*RECORDED INFORMATION:*
═══
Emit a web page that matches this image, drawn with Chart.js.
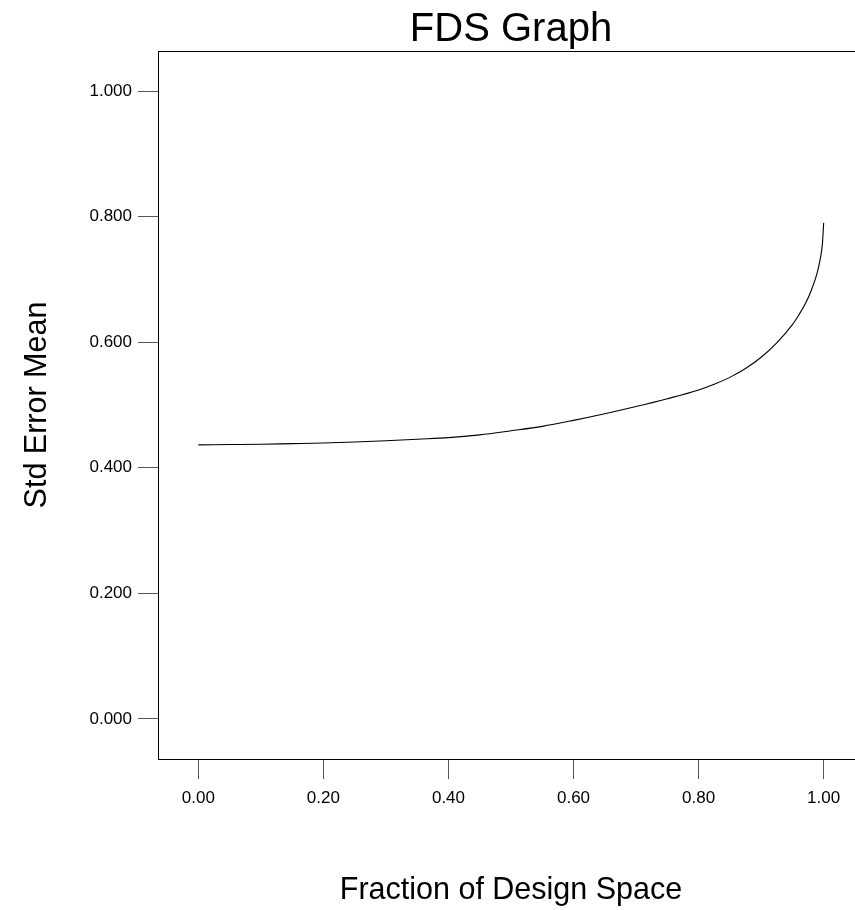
<!DOCTYPE html>
<html>
<head>
<meta charset="utf-8">
<script src="https://cdn.jsdelivr.net/npm/chart.js@4.4.1/dist/chart.umd.min.js"></script>
<style>
  html, body { margin: 0; padding: 0; background: #fff; overflow: hidden; }
  #wrap { position: relative; width: 865px; height: 910px; }
</style>
</head>
<body>
<div id="wrap"><canvas id="c"></canvas></div>
<script>
const chartTitle = 'FDS Graph';
const xAxisTitle = 'Fraction of Design Space';
const yAxisTitle = 'Std Error Mean';

const fractionValues = [0, 0.05, 0.10, 0.15, 0.20, 0.25, 0.30, 0.35, 0.40, 0.45, 0.50, 0.55, 0.60, 0.65, 0.70, 0.75, 0.80, 0.825, 0.85, 0.875, 0.90, 0.925, 0.95, 0.96, 0.97, 0.98, 0.99, 0.995, 0.998, 1.00];
const stdErrorMean   = [0.4365, 0.437, 0.4375, 0.4385, 0.4395, 0.441, 0.443, 0.4455, 0.448, 0.4525, 0.459, 0.466, 0.4755, 0.486, 0.4975, 0.510, 0.524, 0.533, 0.544, 0.558, 0.576, 0.599, 0.628, 0.643, 0.660, 0.682, 0.712, 0.735, 0.757, 0.790];

const xTicks = [0, 0.2, 0.4, 0.6, 0.8, 1.0];
const yTicks = [0, 0.2, 0.4, 0.6, 0.8, 1.0];

const FONT = '"Liberation Sans", Arial, Helvetica, sans-serif';

const points = fractionValues.map((x, i) => ({ x: x, y: stdErrorMean[i] }));

const framePlugin = {
  id: 'frame',
  afterDraw(chart) {
    const ctx = chart.ctx;
    const a = chart.chartArea;
    ctx.save();
    ctx.strokeStyle = '#000';
    ctx.lineWidth = 1;
    ctx.strokeRect(Math.round(a.left) + 0.5, Math.round(a.top) + 0.5, Math.round(a.right - a.left), Math.round(a.bottom - a.top));
    const cx = (a.left + a.right) / 2;
    const cy = (a.top + a.bottom) / 2;
    ctx.fillStyle = '#000';
    ctx.textAlign = 'center';
    ctx.textBaseline = 'alphabetic';
    ctx.font = '40px ' + FONT;
    ctx.fillText(chartTitle, cx, 41);
    ctx.font = '30.5px ' + FONT;
    ctx.fillText(xAxisTitle, cx, 899);
    ctx.save();
    ctx.translate(46, cy);
    ctx.rotate(-Math.PI / 2);
    ctx.fillText(yAxisTitle, 0, 0);
    ctx.restore();
    ctx.restore();
  }
};

new Chart(document.getElementById('c'), {
  type: 'line',
  data: {
    datasets: [{
      data: points,
      borderColor: '#000',
      borderWidth: 1.1,
      pointRadius: 0,
      fill: false,
      cubicInterpolationMode: 'monotone'
    }]
  },
  options: {
    responsive: true,
    maintainAspectRatio: false,
    animation: false,
    devicePixelRatio: 1,
    layout: { padding: { left: 0, top: 51, right: 1, bottom: 0 } },
    plugins: { legend: { display: false }, title: { display: false }, tooltip: { enabled: false } },
    scales: {
      x: {
        type: 'linear',
        min: -0.0645,
        max: 1.0645,
        afterBuildTicks(s) { s.ticks = xTicks.map(v => ({ value: v })); },
        afterFit(s) { s.height = 151; },
        grid: { drawOnChartArea: false, drawTicks: true, tickLength: 20, color: '#555', tickColor: '#555' },
        border: { display: true, color: '#000', width: 1 },
        ticks: { color: '#000', font: { family: FONT, size: 17 }, padding: 9, maxRotation: 0, autoSkip: false,
          callback: v => Number(v).toFixed(2) }
      },
      y: {
        type: 'linear',
        min: -0.0637,
        max: 1.0637,
        afterBuildTicks(s) { s.ticks = yTicks.map(v => ({ value: v })); },
        afterFit(s) { s.width = 158; },
        grid: { drawOnChartArea: false, drawTicks: true, tickLength: 20, color: '#555', tickColor: '#555' },
        border: { display: true, color: '#000', width: 1 },
        ticks: { color: '#000', font: { family: FONT, size: 17 }, padding: 6, autoSkip: false,
          callback: v => Number(v).toFixed(3) }
      }
    }
  },
  plugins: [framePlugin]
});
</script>
</body>
</html>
═══
*WHAT TO WORK ON:*
Set down again, exactly, the lines of the material above from its first line to the one with "const points = fractionValues.map((x, i)", inclusive. Leave the pictures out.

*EXERCISE SOLUTION:*
Emit a web page that matches this image, drawn with Chart.js.
<!DOCTYPE html>
<html>
<head>
<meta charset="utf-8">
<script src="https://cdn.jsdelivr.net/npm/chart.js@4.4.1/dist/chart.umd.min.js"></script>
<style>
  html, body { margin: 0; padding: 0; background: #fff; overflow: hidden; }
  #wrap { position: relative; width: 865px; height: 910px; }
</style>
</head>
<body>
<div id="wrap"><canvas id="c"></canvas></div>
<script>
const chartTitle = 'FDS Graph';
const xAxisTitle = 'Fraction of Design Space';
const yAxisTitle = 'Std Error Mean';

const fractionValues = [0, 0.05, 0.10, 0.15, 0.20, 0.25, 0.30, 0.35, 0.40, 0.45, 0.50, 0.55, 0.60, 0.65, 0.70, 0.75, 0.80, 0.825, 0.85, 0.875, 0.90, 0.925, 0.95, 0.96, 0.97, 0.98, 0.99, 0.995, 0.998, 1.00];
const stdErrorMean   = [0.4365, 0.437, 0.4375, 0.4385, 0.4395, 0.441, 0.443, 0.4455, 0.448, 0.4525, 0.459, 0.466, 0.4755, 0.486, 0.4975, 0.510, 0.524, 0.533, 0.544, 0.558, 0.576, 0.599, 0.628, 0.643, 0.660, 0.682, 0.712, 0.735, 0.757, 0.790];

const xTicks = [0, 0.2, 0.4, 0.6, 0.8, 1.0];
const yTicks = [0, 0.2, 0.4, 0.6, 0.8, 1.0];

const FONT = '"Liberation Sans", Arial, Helvetica, sans-serif';

const points = fractionValues.map((x, i) => ({ x: x, y: stdErrorMean[i] }));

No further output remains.